__Exercise instructions__
Count how many lines of the data below contain the string "page"; the reply should be that number alone.
---
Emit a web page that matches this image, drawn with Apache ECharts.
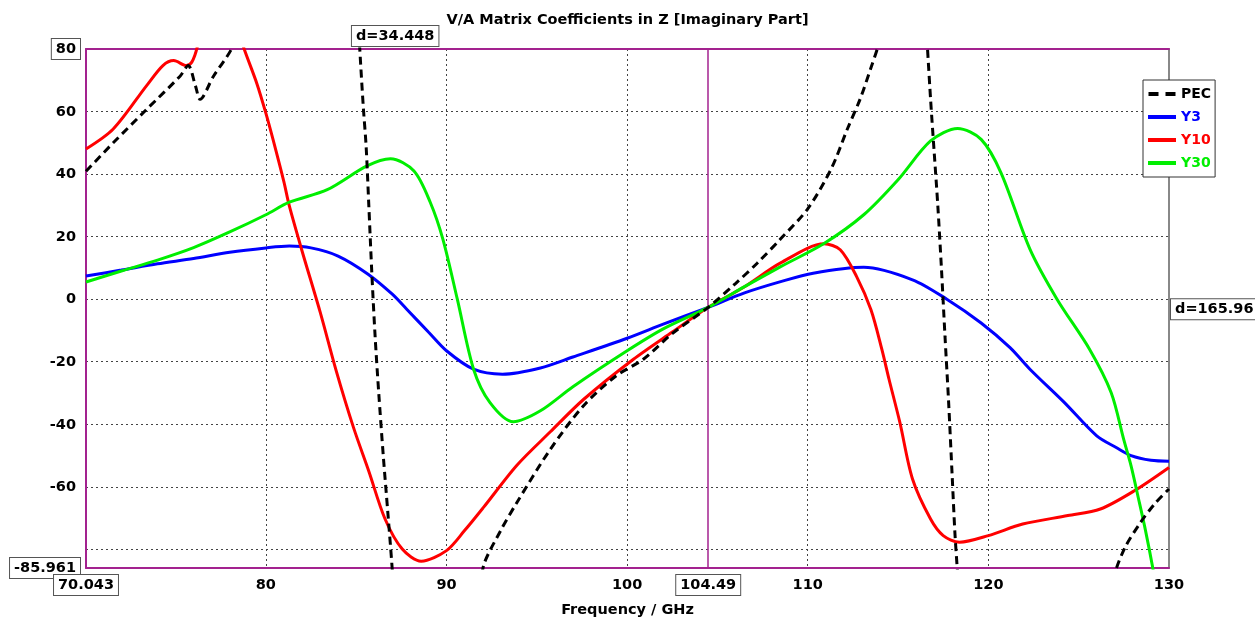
<!DOCTYPE html>
<html>
<head>
<meta charset="utf-8">
<script src="https://cdn.jsdelivr.net/npm/echarts@6/dist/echarts.min.js"></script>
<style>
  html, body { margin: 0; padding: 0; background: #fff; }
  #chart { width: 1255px; height: 619px; }
</style>
</head>
<body>
<div id="chart"></div>
<script>
// Imaginary part of the V/A matrix coefficients in Z, [frequency GHz, value]
// '-' breaks a curve where it leaves the plotted range through a pole.
const PEC = [
  [70.043, 40.9], [71.55, 50], [73.4, 60.7], [75.25, 71.3], [75.7, 74.7], [76.1, 68.3],
  [76.36, 63.9], [77.1, 71.3], [78.1, 80], [78.35, 85], ['-', '-'],
  [85.1, 90], [85.25, 75], [85.4, 61], [85.55, 49], [85.7, 30], [85.87, 8], [86.05, -12],
  [86.25, -30], [86.5, -50], [86.75, -68], [86.98, -85], [87.05, -92], ['-', '-'],
  [91.95, -92], [92.06, -85], [93, -74], [93.9, -65], [95.75, -48], [97.6, -34],
  [99.4, -24.5], [100.9, -19.2], [102.5, -11], [104.49, -2.6], [106, 5], [107.2, 11.5],
  [108.5, 19.3], [110, 28.9], [111.3, 41.7], [112.2, 54.5], [112.9, 64], [113.5, 74],
  [113.9, 81], [114.1, 86], ['-', '-'],
  [116.55, 88], [116.8, 64], [117.0, 47], [117.2, 30], [117.4, 10], [117.6, -12],
  [117.8, -33], [118.0, -57], [118.15, -75], [118.3, -88], ['-', '-'],
  [126.95, -90], [127.1, -85.9], [127.6, -79], [128.4, -71.6], [129.2, -65.5], [130, -60.7]
];
const Y3 = [
  [70.043, 7.4], [72, 9.3], [74, 11.3], [76, 13], [78, 15], [80, 16.4], [81.3, 17],
  [82.5, 16.4], [84, 13.8], [85.66, 8], [87, 1.6], [87.8, -3.2], [89, -10.5], [90, -16.5],
  [91.5, -22.4], [93.1, -24], [95.2, -22], [97, -18.5], [100, -12.5], [102, -8],
  [104.49, -2.6], [106.5, 2], [108.5, 5.6], [110.3, 8.3], [113.1, 10.2], [115.8, 6.2],
  [117.7, 0], [119.6, -7.6], [121.2, -15.5], [122.3, -22.4], [124.2, -33], [126, -43.7],
  [127.1, -47.5], [127.9, -50], [129, -51.5], [130, -51.8]
];
const Y10 = [
  [70.043, 48], [71.55, 54.4], [73.4, 68.3], [74.3, 74.7], [74.9, 76.3], [75.6, 74.7],
  [75.9, 75.8], [76.2, 80.6], [76.4, 88], ['-', '-'],
  [78.6, 84], [78.8, 80], [79.5, 69], [80, 59.5], [80.4, 51], [81, 37.5], [81.3, 29.8],
  [82, 15.5], [83, -4], [83.9, -23], [84.85, -41], [85.7, -55], [86.6, -70.3],
  [87.55, -79.9], [88.6, -83.8], [90, -80.4], [91, -74], [92.06, -66.5], [93.9, -53.1],
  [95.75, -42.4], [97.6, -32], [100.35, -19.2], [102.5, -10.5], [104.49, -2.6],
  [106.5, 4], [108.5, 11.6], [110.9, 17.7], [111.8, 15.8], [112.7, 7.3], [113.5, -3.4],
  [114.1, -16], [114.5, -25.6], [115.1, -39.4], [115.8, -57.5], [116.8, -70.3],
  [117.5, -75.6], [118.4, -77.7], [120, -75.6], [121.9, -71.9], [124.4, -69.2],
  [126.2, -67.1], [128.1, -61.2], [130, -53.8]
];
const Y30 = [
  [70.043, 5.5], [72, 9], [74, 12.5], [76, 16.5], [78, 21.5], [80, 27], [81.3, 31],
  [83.4, 35], [85.6, 42.6], [86.9, 44.9], [88.2, 41], [89.1, 31], [89.8, 19.2],
  [90.6, 0], [91.5, -22.4], [92.4, -33], [93.7, -39.2], [95.2, -35.7], [97, -28],
  [100, -16.5], [102, -9.5], [104.49, -2.6], [106.5, 4], [108.5, 10.4], [110.9, 17.8],
  [113.1, 27], [115, 38.2], [116.8, 50.6], [118.3, 54.6], [119.6, 51.1], [120.7, 40.4],
  [122.3, 16], [123.8, 0], [125.6, -16], [126.8, -29.9], [127.5, -45], [127.9, -53.3],
  [128.3, -63.5], [128.7, -74], [129.1, -85.9], [129.2, -90]
];

// Axis ticks, labels and grid positions
const xLabels = [70.043, 80, 90, 100, 104.49, 110, 120, 130];
const yLabels = [80, 60, 40, 20, 0, -20, -40, -60, -85.961];
const xGrid = [80, 90, 100, 110, 120];
const yGrid = [60, 40, 20, 0, -20, -40, -60, -80];
const xBoxed = [70.043, 104.49];
const yBoxed = [80, -85.961];
const xMin = 70.043, xMax = 130, yMin = -85.961, yMax = 80;
const markerFreq = 104.49;

const FONT = 'DejaVu Sans';
const FRAME = '#a3228f';
const FS = 14.5;

const boxStyle = {
  borderColor: '#555', borderWidth: 1, backgroundColor: '#fff',
  padding: [3, 4, 2, 4], fontWeight: 'bold', fontSize: FS, fontFamily: FONT, color: '#000'
};
const plainStyle = { fontWeight: 'bold', fontSize: FS, fontFamily: FONT, color: '#000', padding: [3, 4, 2, 4] };

const chart = echarts.init(document.getElementById('chart'), null, { renderer: 'canvas' });

function curve(name, data, color, z, dashed) {
  return {
    name, type: 'line', data, z,
    showSymbol: false, symbol: 'none', smooth: 0.3, connectNulls: false, clip: true,
    lineStyle: { color, width: 3, type: dashed ? [8, 5] : 'solid' },
    itemStyle: { color }
  };
}

const pecSeries = curve('PEC', PEC, '#000', 6, true);
pecSeries.markPoint = {
  silent: true, symbolSize: 0,
  data: [
    { coord: [87.16, yMax], label: { position: 'top', distance: 3 }, value: 'd=34.448' },
    { coord: [xMax, -2.6], label: { position: 'right', distance: 2, offset: [0, 2] }, value: 'd=165.96' }
  ],
  label: { show: true, formatter: p => p.value, ...boxStyle }
};

const lineIcon = 'path://M0 0H28V4H0Z';
const dashIcon = 'path://M0 0H10V4H0Z M17 0H27V4H17Z';

const option = {
  animation: false,
  backgroundColor: '#fff',
  title: {
    text: 'V/A Matrix Coefficients in Z [Imaginary Part]',
    left: 'center', top: 8,
    textStyle: { fontFamily: FONT, fontWeight: 'bold', fontSize: FS, color: '#000' }
  },
  legend: {
    orient: 'vertical', left: 1143, top: 80,
    backgroundColor: '#fff', borderColor: '#333', borderWidth: 1,
    padding: [7, 4, 7, 5], itemGap: 9, itemWidth: 28, itemHeight: 4,
    textStyle: { fontFamily: FONT, fontWeight: 'bold', fontSize: 14 },
    data: [
      { name: 'PEC', icon: dashIcon, itemStyle: { color: '#000' }, textStyle: { color: '#000' } },
      { name: 'Y3', icon: lineIcon, itemStyle: { color: '#0000ff' }, textStyle: { color: '#0000ff' } },
      { name: 'Y10', icon: lineIcon, itemStyle: { color: '#ff0000' }, textStyle: { color: '#ff0000' } },
      { name: 'Y30', icon: lineIcon, itemStyle: { color: '#00ee00' }, textStyle: { color: '#00ee00' } }
    ]
  },
  grid: { left: 86, right: 86, top: 49, bottom: 51, containLabel: false, outerBoundsMode: 'none' },
  xAxis: [
    {
      type: 'value', min: xMin, max: xMax,
      name: 'Frequency / GHz', nameLocation: 'middle', nameGap: 35,
      nameTextStyle: { fontFamily: FONT, fontWeight: 'bold', fontSize: FS, color: '#000' },
      axisLine: { show: true, onZero: false, lineStyle: { color: FRAME, width: 2 } },
      axisTick: { show: false, customValues: xGrid },
      axisLabel: {
        customValues: xLabels, margin: 7,
        formatter: v => (xBoxed.includes(v) ? '{box|' + v + '}' : '{plain|' + v + '}'),
        rich: { box: boxStyle, plain: plainStyle }
      },
      splitLine: { show: true, lineStyle: { color: '#444', width: 1, type: [2, 3] } }
    },
    {
      type: 'value', position: 'top', min: xMin, max: xMax,
      axisLine: { show: true, onZero: false, lineStyle: { color: FRAME, width: 2 } },
      axisTick: { show: false }, axisLabel: { show: false }, splitLine: { show: false }
    }
  ],
  yAxis: [
    {
      type: 'value', min: yMin, max: yMax,
      axisLine: { show: true, onZero: false, lineStyle: { color: FRAME, width: 2 } },
      axisTick: { show: false, customValues: yGrid },
      axisLabel: {
        customValues: yLabels, margin: 6,
        formatter: v => (yBoxed.includes(v) ? '{box|' + v + '}' : '{plain|' + v + '}'),
        rich: { box: boxStyle, plain: plainStyle }
      },
      splitLine: { show: true, lineStyle: { color: '#444', width: 1, type: [2, 3] } }
    },
    {
      type: 'value', position: 'right', min: yMin, max: yMax,
      axisLine: { show: true, onZero: false, lineStyle: { color: '#888', width: 2 } },
      axisTick: { show: false }, axisLabel: { show: false }, splitLine: { show: false }
    }
  ],
  series: [
    pecSeries,
    curve('Y3', Y3, '#0000ff', 3, false),
    curve('Y10', Y10, '#ff0000', 4, false),
    curve('Y30', Y30, '#00ee00', 5, false),
    {
      name: 'marker', type: 'line', data: [], z: 2,
      markLine: {
        silent: true, symbol: 'none', label: { show: false },
        lineStyle: { color: FRAME, width: 1.5, type: 'solid' },
        data: [{ xAxis: markerFreq }]
      }
    }
  ]
};

chart.setOption(option);
</script>
</body>
</html>
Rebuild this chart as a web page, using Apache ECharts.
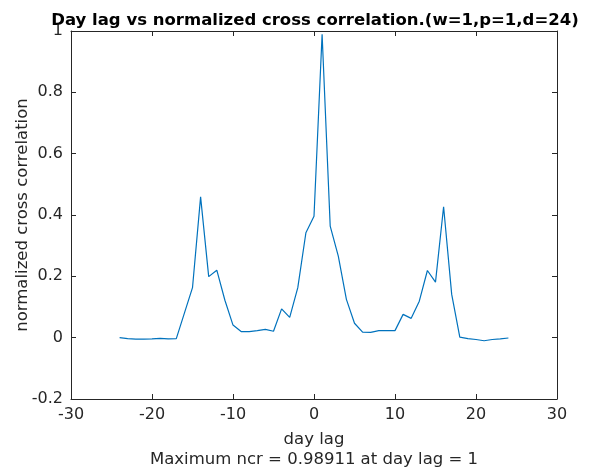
---
__Finished exercise__
2